First-Ever Grasshopperpalooza Swarms the Ten Eleven
Published: July 17, 2013
I’d put it this way: Imagine a climber on some snow-smothered mountain, trudging ever upward, hearing the rumble from the angered peak above, then glancing up to see the inevitability of his own doom: cascading countless tons of hard-packed ice, broken boulders and shattered trees. He closes his eyes, knowing there is no escape, nods his head to the crushing fury and accepts a good death.

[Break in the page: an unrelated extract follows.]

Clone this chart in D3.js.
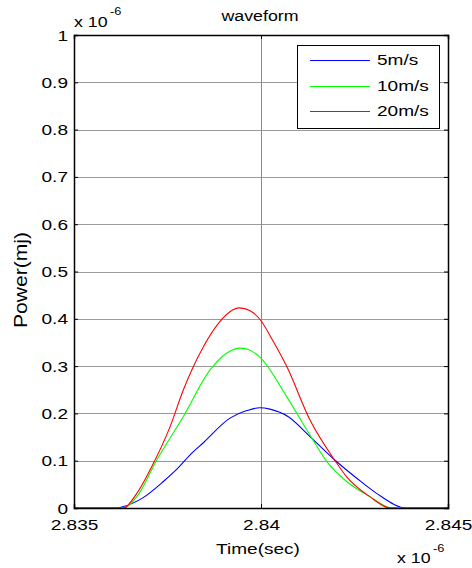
<!DOCTYPE html>
<html><head><meta charset="utf-8">
<script src="https://cdn.jsdelivr.net/npm/d3@7"></script>
<style>
body{margin:0;background:#fff}
text{font-family:"Liberation Sans",Arial,sans-serif;fill:#000}
</style>
</head><body>
<svg id="c" width="472" height="568"></svg>
<script>
// ---- data (time in units of 1e-6 s, power in units of 1e-6 mJ) ----
const seriesNames = ["5m/s", "10m/s", "20m/s"];
const seriesColors = ["#0000ff", "#00ff00", "#ff0000"];

const time5  = [2.835, 2.83614, 2.83632, 2.83685, 2.83739, 2.83775, 2.83810, 2.83846, 2.83917, 2.83962, 2.83997, 2.84024, 2.84073, 2.84131, 2.84198, 2.84256, 2.84309, 2.84390, 2.845];
const power5 = [0,     0,       0.003,   0.022,   0.056,   0.082,   0.112,   0.138,   0.190,   0.206,   0.212,   0.209,   0.193,   0.151,   0.101,   0.063,   0.031,   0,       0];

const time10  = [2.835, 2.83632, 2.83668, 2.83721, 2.83792, 2.83864, 2.83908, 2.83944, 2.83962, 2.83997, 2.84069, 2.84131, 2.84176, 2.84229, 2.84291, 2.84349, 2.845];
const power10 = [0,     0,       0.024,   0.101,   0.193,   0.292,   0.327,   0.338,   0.336,   0.319,   0.235,   0.154,   0.098,   0.056,   0.024,   0,       0];

const time20  = [2.835, 2.83632, 2.83668, 2.83703, 2.83757, 2.83792, 2.83846, 2.83890, 2.83917, 2.83942, 2.83971, 2.83997, 2.84033, 2.84069, 2.84131, 2.84198, 2.84229, 2.84291, 2.84345, 2.845];
const power20 = [0,     0,       0.031,   0.080,   0.172,   0.249,   0.341,   0.394,   0.415,   0.423,   0.417,   0.399,   0.352,   0.299,   0.186,   0.100,   0.066,   0.024,   0,       0];

const xTicks = [2.835, 2.84, 2.845];
const xTickLabels = ["2.835", "2.84", "2.845"];
const yTicks = [0, 0.1, 0.2, 0.3, 0.4, 0.5, 0.6, 0.7, 0.8, 0.9, 1];
const yTickLabels = ["0", "0.1", "0.2", "0.3", "0.4", "0.5", "0.6", "0.7", "0.8", "0.9", "1"];

const titleText = "waveform";
const xLabel = "Time(sec)";
const yLabel = "Power(mj)";

// ---- layout ----
const L = 74, R = 448, T = 35, B = 508;
const SX = 1.27; // horizontal text stretch of the reference

const svg = d3.select("#c");
const x = d3.scaleLinear().domain([2.835, 2.845]).range([L, R]);
const y = d3.scaleLinear().domain([0, 1]).range([B, T]);

function txt(px, py, s, size, anchor, sx) {
  return svg.append("text")
    .attr("transform", `translate(${px},${py}) scale(${sx || SX},1)`)
    .attr("text-anchor", anchor || "start")
    .attr("font-size", size)
    .text(s);
}

// grid
const grid = svg.append("g");
grid.selectAll("line.h").data(yTicks.slice(1, -1)).join("line")
  .attr("x1", L).attr("x2", R)
  .attr("y1", d => Math.round(y(d)) + 0.5).attr("y2", d => Math.round(y(d)) + 0.5)
  .attr("stroke", "#9a9a9a").attr("stroke-width", 1);
grid.selectAll("line.v").data(xTicks.slice(1, -1)).join("line")
  .attr("y1", T).attr("y2", B)
  .attr("x1", d => Math.round(x(d)) + 0.5).attr("x2", d => Math.round(x(d)) + 0.5)
  .attr("stroke", "#8a8a8a").attr("stroke-width", 1);

// lines
svg.append("clipPath").attr("id", "clip").append("rect")
  .attr("x", L).attr("y", T).attr("width", R - L).attr("height", B - T);
const series = [
  {t: time5, p: power5},
  {t: time10, p: power10},
  {t: time20, p: power20}
];
const line = d3.line().x(d => x(d[0])).y(d => y(d[1])).curve(d3.curveMonotoneX);
const lg = svg.append("g").attr("clip-path", "url(#clip)");
series.forEach((s, i) => {
  const pts = s.t.map((t, j) => [t, s.p[j]]);
  lg.append("path").attr("d", line(pts)).attr("fill", "none")
    .attr("stroke", seriesColors[i]).attr("stroke-width", 1.1);
});

// axes box + inward ticks
const axL = svg.append("g").attr("transform", `translate(${L},0)`)
  .call(d3.axisLeft(y).tickValues(yTicks).tickSize(-4).tickFormat((d, i) => yTickLabels[i]));
const axR = svg.append("g").attr("transform", `translate(${R},0)`)
  .call(d3.axisRight(y).tickValues(yTicks).tickSize(-4).tickFormat(""));
const axB = svg.append("g").attr("transform", `translate(0,${B})`)
  .call(d3.axisBottom(x).tickValues(xTicks).tickSize(-4).tickFormat((d, i) => xTickLabels[i]));
const axT = svg.append("g").attr("transform", `translate(0,${T})`)
  .call(d3.axisTop(x).tickValues(xTicks).tickSize(-4).tickFormat(""));
[axL, axR, axB, axT].forEach(a => {
  a.select(".domain").attr("stroke", "#000").attr("stroke-width", 1.5);
  a.selectAll(".tick line").attr("stroke", "#000");
});
axL.selectAll(".tick text").each(function () {
  d3.select(this).attr("x", null).attr("dy", null).attr("font-size", 15)
    .attr("font-family", "Liberation Sans, Arial, sans-serif")
    .attr("text-anchor", "end")
    .attr("transform", `translate(-6,5) scale(${SX},1)`);
});
axB.selectAll(".tick text").each(function () {
  d3.select(this).attr("y", null).attr("dy", null).attr("font-size", 15)
    .attr("font-family", "Liberation Sans, Arial, sans-serif")
    .attr("text-anchor", "middle")
    .attr("transform", `translate(0,22) scale(${SX},1)`);
});

// title & labels
txt(260, 21, titleText, 14, "middle");
txt(258, 554, xLabel, 15, "middle");
svg.append("text")
  .attr("transform", `translate(27,280) rotate(-90) scale(1.32,1.1)`)
  .attr("text-anchor", "middle").attr("font-size", 16).text(yLabel);

// exponent labels
txt(74, 27, "x 10", 14, "start");
txt(110, 15, "-6", 10, "start");
txt(397, 563, "x 10", 14, "start");
txt(433, 552, "-6", 10, "start");

// legend
const legX = 297, legY = 45, legW = 142, legH = 83;
svg.append("rect").attr("x", legX + 0.5).attr("y", legY + 0.5)
  .attr("width", legW).attr("height", legH)
  .attr("fill", "#fff").attr("stroke", "#000").attr("stroke-width", 1);
const rowY = [60, 86, 111];
seriesNames.forEach((n, i) => {
  svg.append("rect").attr("x", 310).attr("y", rowY[i])
    .attr("width", 60).attr("height", 1)
    .attr("fill", seriesColors[i]);
  txt(377, rowY[i] + 5, n, 15, "start");
});
</script>
</body></html>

The first time I saw/heard The Grasshopper Lies Heavy was at the Ten Eleven and I was crushed by their aural avalanche. I’m sure that night the very river behind us rippled violent black waves. Their music is that loud. Perhaps avalanche metaphors in the middle of summer aren’t your thing. We could go with volcanoes billowing fire and poisonous fumes upon unsuspecting villagers, asteroids hurtling down and decimating entire species, or some other unstoppable destructive force of your choice. And here we are, The Grasshopper Lies Heavy (TGLH) is finishing up a new album, and are putting together a rather ambitious two-day festival at the Ten Eleven called Grasshopperpalooza. Day one on Saturday includes: TGLH, The Rich Hands, Lonely Horse, Trip the Light, Discretions, Búho, Signalman, The Zukinis and Jared Harville. Sunday brings TGLH, Boyfrndz, Ghost Police, Slo-Poke, Murdered Out, Modern Monarchs, Heat of the Sun and Mount Sherpa.

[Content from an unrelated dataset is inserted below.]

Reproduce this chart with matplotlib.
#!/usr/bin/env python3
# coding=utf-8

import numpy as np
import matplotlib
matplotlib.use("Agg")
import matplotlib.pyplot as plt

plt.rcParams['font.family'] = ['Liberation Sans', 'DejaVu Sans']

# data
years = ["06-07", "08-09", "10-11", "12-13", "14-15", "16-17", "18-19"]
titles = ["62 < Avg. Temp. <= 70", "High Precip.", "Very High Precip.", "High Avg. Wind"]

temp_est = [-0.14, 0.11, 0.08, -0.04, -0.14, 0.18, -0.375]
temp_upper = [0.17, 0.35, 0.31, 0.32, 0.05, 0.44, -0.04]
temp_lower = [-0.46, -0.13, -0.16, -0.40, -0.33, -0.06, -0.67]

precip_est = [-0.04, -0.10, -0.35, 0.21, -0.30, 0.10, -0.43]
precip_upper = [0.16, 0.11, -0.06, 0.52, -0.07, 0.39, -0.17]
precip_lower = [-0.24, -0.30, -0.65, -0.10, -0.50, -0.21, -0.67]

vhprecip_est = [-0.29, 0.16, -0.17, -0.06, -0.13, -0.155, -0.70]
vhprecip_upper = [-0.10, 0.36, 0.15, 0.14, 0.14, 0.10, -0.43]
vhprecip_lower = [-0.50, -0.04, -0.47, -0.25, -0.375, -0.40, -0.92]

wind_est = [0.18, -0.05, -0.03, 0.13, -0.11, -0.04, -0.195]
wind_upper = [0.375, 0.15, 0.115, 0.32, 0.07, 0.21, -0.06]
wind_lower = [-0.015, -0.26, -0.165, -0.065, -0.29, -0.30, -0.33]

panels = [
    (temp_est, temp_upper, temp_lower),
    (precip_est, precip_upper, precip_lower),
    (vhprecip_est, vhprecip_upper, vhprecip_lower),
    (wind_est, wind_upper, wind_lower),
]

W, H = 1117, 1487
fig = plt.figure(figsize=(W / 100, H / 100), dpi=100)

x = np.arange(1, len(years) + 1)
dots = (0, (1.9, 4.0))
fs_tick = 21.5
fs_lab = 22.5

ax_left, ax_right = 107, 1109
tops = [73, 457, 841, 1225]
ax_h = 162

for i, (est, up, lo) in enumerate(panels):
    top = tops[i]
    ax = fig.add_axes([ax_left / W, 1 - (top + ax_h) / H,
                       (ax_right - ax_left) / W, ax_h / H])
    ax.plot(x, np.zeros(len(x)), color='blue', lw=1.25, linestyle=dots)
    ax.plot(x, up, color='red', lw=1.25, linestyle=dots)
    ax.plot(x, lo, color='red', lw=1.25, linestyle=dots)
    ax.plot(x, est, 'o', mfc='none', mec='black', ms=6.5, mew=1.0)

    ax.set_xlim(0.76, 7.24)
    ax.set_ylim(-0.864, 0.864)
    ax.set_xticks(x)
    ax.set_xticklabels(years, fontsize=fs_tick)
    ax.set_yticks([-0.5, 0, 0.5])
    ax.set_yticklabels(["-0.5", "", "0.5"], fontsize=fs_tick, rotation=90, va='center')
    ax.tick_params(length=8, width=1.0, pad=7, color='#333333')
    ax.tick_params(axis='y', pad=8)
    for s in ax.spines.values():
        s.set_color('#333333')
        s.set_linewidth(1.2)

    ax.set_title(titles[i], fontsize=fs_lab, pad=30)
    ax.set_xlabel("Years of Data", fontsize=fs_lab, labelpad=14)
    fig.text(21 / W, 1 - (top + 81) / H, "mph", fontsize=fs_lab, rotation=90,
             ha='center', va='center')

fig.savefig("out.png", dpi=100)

I meet James Woodard, guitarist for the band, in an overly air-conditioned café (perhaps the source of the questionable avalanche metaphor) to discuss the new album, the upcoming show, San Antonio’s music scene vs. Austin’s, health insurance, the death of the art scene at Blue Star, teaching, cult film soundtracks from the ’80s, Republicans and almond milk. My breakfast burrito arrives just as I ask the first question, adding an awkward tension: Why put on a show like this? It seems like a massive undertaking.

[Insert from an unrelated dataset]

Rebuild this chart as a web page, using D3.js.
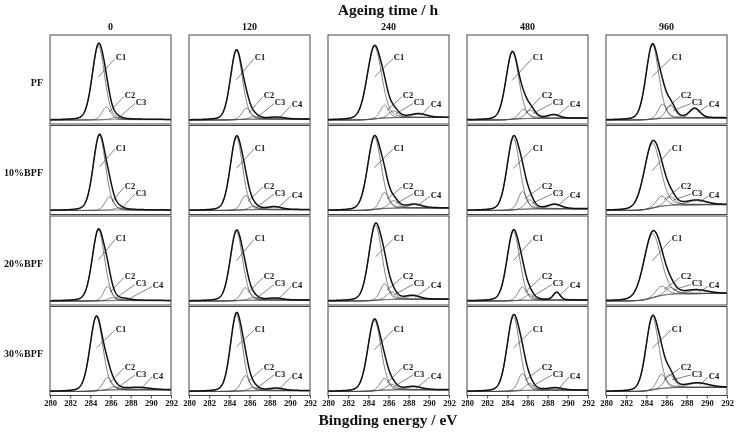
<!DOCTYPE html>
<html><head><meta charset="utf-8">
<script src="https://cdn.jsdelivr.net/npm/d3@7"></script>
<style>
body{margin:0;background:#fff}
svg{display:block;will-change:transform}
text{font-family:"Liberation Serif","Times New Roman",serif;font-weight:bold;fill:#111;-webkit-font-smoothing:antialiased}
</style>
</head><body>
<svg id="c" width="738" height="432"></svg>
<script>
// ---- data ----
const timeLabels = ["0","120","240","480","960"];
const sampleLabels = ["PF","10%BPF","20%BPF","30%BPF"];
const componentNames = ["C1","C2","C3","C4"];
const energyTicks = [280,282,284,286,288,290,292];
// each panel: peaks [centre eV, height, FWHM eV] for C1..C4, bg = Shirley step height
const peaksPF = [
  {peaks:[[284.8,0.88,1.45],[285.6,0.15,1.0],[286.5,0.025,1.0]], bg:0.005},
  {peaks:[[284.7,0.82,1.4],[285.7,0.13,1.0],[286.5,0.035,1.0],[288.7,0.02,1.8]], bg:0.01},
  {peaks:[[284.6,0.86,1.7],[285.6,0.15,1.0],[286.5,0.08,1.1],[289.0,0.04,1.8]], bg:0.03},
  {peaks:[[284.5,0.80,1.5],[285.6,0.11,1.0],[286.3,0.10,1.1],[288.6,0.04,1.3]], bg:0.02},
  {peaks:[[284.6,0.88,1.5],[285.6,0.17,1.0],[286.4,0.15,1.1],[288.8,0.11,1.2]], bg:0.025}
];
const peaks10BPF = [
  {peaks:[[284.9,0.89,1.45],[285.9,0.16,1.0],[286.8,0.025,1.0]], bg:0.005},
  {peaks:[[284.7,0.86,1.45],[285.6,0.17,1.0],[286.4,0.04,1.0],[288.5,0.03,1.6]], bg:0.01},
  {peaks:[[284.6,0.86,1.6],[285.6,0.19,1.0],[286.5,0.09,1.1],[288.6,0.04,1.6]], bg:0.03},
  {peaks:[[284.6,0.85,1.5],[285.5,0.21,1.0],[286.2,0.11,1.0],[288.7,0.05,1.5]], bg:0.02},
  {peaks:[[284.6,0.77,1.9],[285.5,0.12,1.2],[286.4,0.10,1.2],[289.0,0.05,2.2]], bg:0.07}
];
const peaks20BPF = [
  {peaks:[[284.8,0.84,1.45],[285.7,0.17,0.9],[286.2,0.035,1.0],[287.4,0.015,1.2]], bg:0.005},
  {peaks:[[284.7,0.82,1.45],[285.6,0.15,1.0],[286.4,0.035,1.0],[288.6,0.02,1.6]], bg:0.01},
  {peaks:[[284.7,0.89,1.55],[285.6,0.19,1.0],[286.3,0.09,1.1],[288.4,0.04,1.6]], bg:0.02},
  {peaks:[[284.6,0.82,1.5],[285.5,0.16,1.0],[286.2,0.07,1.0],[288.9,0.09,0.8]], bg:0.01},
  {peaks:[[284.6,0.76,2.0],[285.5,0.11,1.3],[286.4,0.08,1.2],[289.0,0.04,2.5]], bg:0.09}
];
const peaks30BPF = [
  {peaks:[[284.6,0.88,1.5],[285.7,0.15,1.0],[286.4,0.04,1.0],[288.8,0.025,2.5]], bg:0.02},
  {peaks:[[284.7,0.91,1.4],[285.6,0.18,1.0],[286.4,0.04,1.0],[288.7,0.025,1.6]], bg:0.01},
  {peaks:[[284.6,0.84,1.55],[285.6,0.14,1.0],[286.3,0.07,1.1],[288.5,0.035,1.8]], bg:0.02},
  {peaks:[[284.6,0.88,1.5],[285.5,0.20,1.0],[286.2,0.08,1.0],[288.8,0.025,1.6]], bg:0.015},
  {peaks:[[284.6,0.86,1.5],[285.5,0.17,1.0],[286.3,0.16,1.1],[289.1,0.05,2.5]], bg:0.05}
];
const rows = [peaksPF, peaks10BPF, peaks20BPF, peaks30BPF];

// ---- layout ----
const colLeft = 50, colPitch = 139, panelW = 121;
const rowTop = 35, rowPitch = 90.5, panelH = 89;
const labelPos = [[71,22],[80,60],[91,67],[108,69]];

const svg = d3.select("#c");
const x = d3.scaleLinear().domain([280,292]).range([0,panelW]);
const y = d3.scaleLinear().domain([0,1]).range([panelH-4, 1]);
const grid = d3.range(280, 292.0001, 0.02);

function pv(e, p){
  const d = (e - p[0]) / p[2];
  const g = Math.exp(-4*Math.LN2*d*d);
  const l = 1/(1+4*d*d);
  return p[1]*(0.8*g + 0.2*l);
}

svg.append("rect").attr("width",738).attr("height",432).attr("fill","#fff");
svg.append("clipPath").attr("id","clip")
  .append("rect").attr("x",0).attr("y",0).attr("width",panelW).attr("height",panelH);

const line = d3.line().x(d=>x(d[0])).y(d=>y(d[1]));

rows.forEach((row, r) => {
  row.forEach((panel, c) => {
    const g = svg.append("g").attr("transform",`translate(${colLeft+c*colPitch},${rowTop+r*rowPitch})`);
    const comps = panel.peaks.map(p => grid.map(e => pv(e,p)));
    const total = grid.map((e,i) => d3.sum(comps, cc => cc[i]));
    let cum = 0; const cumArr = total.map(v => (cum += v));
    const bg = cumArr.map(v => panel.bg * v / cum);
    const plot = g.append("g").attr("clip-path","url(#clip)");
    plot.append("path").datum(grid.map((e,i)=>[e,bg[i]]))
      .attr("d",line).attr("fill","none").attr("stroke","#555").attr("stroke-width",0.7);
    comps.forEach(cc => {
      plot.append("path").datum(grid.map((e,i)=>[e,bg[i]+cc[i]]))
        .attr("d",line).attr("fill","none").attr("stroke","#444").attr("stroke-width",0.7);
    });
    plot.append("path").datum(grid.map((e,i)=>[e,bg[i]+total[i]]))
      .attr("d",line).attr("fill","none").attr("stroke","#111").attr("stroke-width",1.5);
    panel.peaks.forEach((p,k) => {
      const [lx,ly] = labelPos[k];
      const ex = p[0] + (k===0 ? 0 : 0.25);
      const idx = Math.round((ex-280)/0.02);
      const sy = y(bg[idx] + (k===0 ? 0.58 : 0.6) * p[1]);
      g.append("line").attr("x1",x(ex)).attr("y1",sy).attr("x2",lx-6).attr("y2",ly+1.5)
        .attr("stroke","#333").attr("stroke-width",0.6);
      g.append("text").attr("x",lx).attr("y",ly+3).attr("text-anchor","middle")
        .attr("font-size",8.5).text(componentNames[k]);
    });
    g.append("rect").attr("x",0).attr("y",0).attr("width",panelW).attr("height",panelH)
      .attr("fill","none").attr("stroke","#444").attr("stroke-width",1);
    if (r === rows.length-1) {
      const ax = g.append("g").attr("transform",`translate(0,${panelH})`)
        .call(d3.axisBottom(x).tickValues(energyTicks).tickSize(3).tickPadding(1).tickFormat(d3.format("d")));
      ax.select(".domain").remove();
      ax.selectAll("line").attr("stroke","#444");
      ax.selectAll("text").attr("font-size",8.5).attr("font-family",null).style("fill","#111");
    }
  });
});

timeLabels.forEach((t,c) => {
  svg.append("text").attr("x",colLeft+c*colPitch+panelW/2).attr("y",30)
    .attr("text-anchor","middle").attr("font-size",10).text(t);
});
sampleLabels.forEach((t,r) => {
  svg.append("text").attr("x",43).attr("y",rowTop+r*rowPitch+panelH/2+6)
    .attr("text-anchor","end").attr("font-size",10).text(t);
});
svg.append("text").attr("x",388).attr("y",15).attr("text-anchor","middle").attr("font-size",15.5).text("Ageing time / h");
svg.append("text").attr("x",388).attr("y",425).attr("text-anchor","middle").attr("font-size",15.5).text("Bingding energy / eV");
</script>
</body></html>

“The scene has seemed really segregated lately, the past two years especially,” Woodard says. “This is an attempt to get all different types of music fans under one roof for two days.”
We talk about the scene and sometimes lack thereof while, between nods and brief statements, I attempt to unobtrusively nibble on my potato, egg, sausage and cheese burrito. I ask why younger people aren’t going to more local shows.
He thinks for a moment. “Maybe it’s because there aren’t any younger bands that are really good,” then quickly adds, “I don’t know, I’m getting old. I do know that getting younger people to local shows is crucial for a good scene though.”
I become slightly distracted and start picking through my food. There is too much egg on one side, not enough bacon on the other, and the cheese is missing. Whoever prepared this thing scooped the ingredients on haphazardly, with little care to the correct ratios of burrito fixings. Woodard, undeterred by my nonsense, continues. “Just think back at how important music was to you when you were 17 or 20. Those kids have a passion for music that jaded bar hoppers lack.”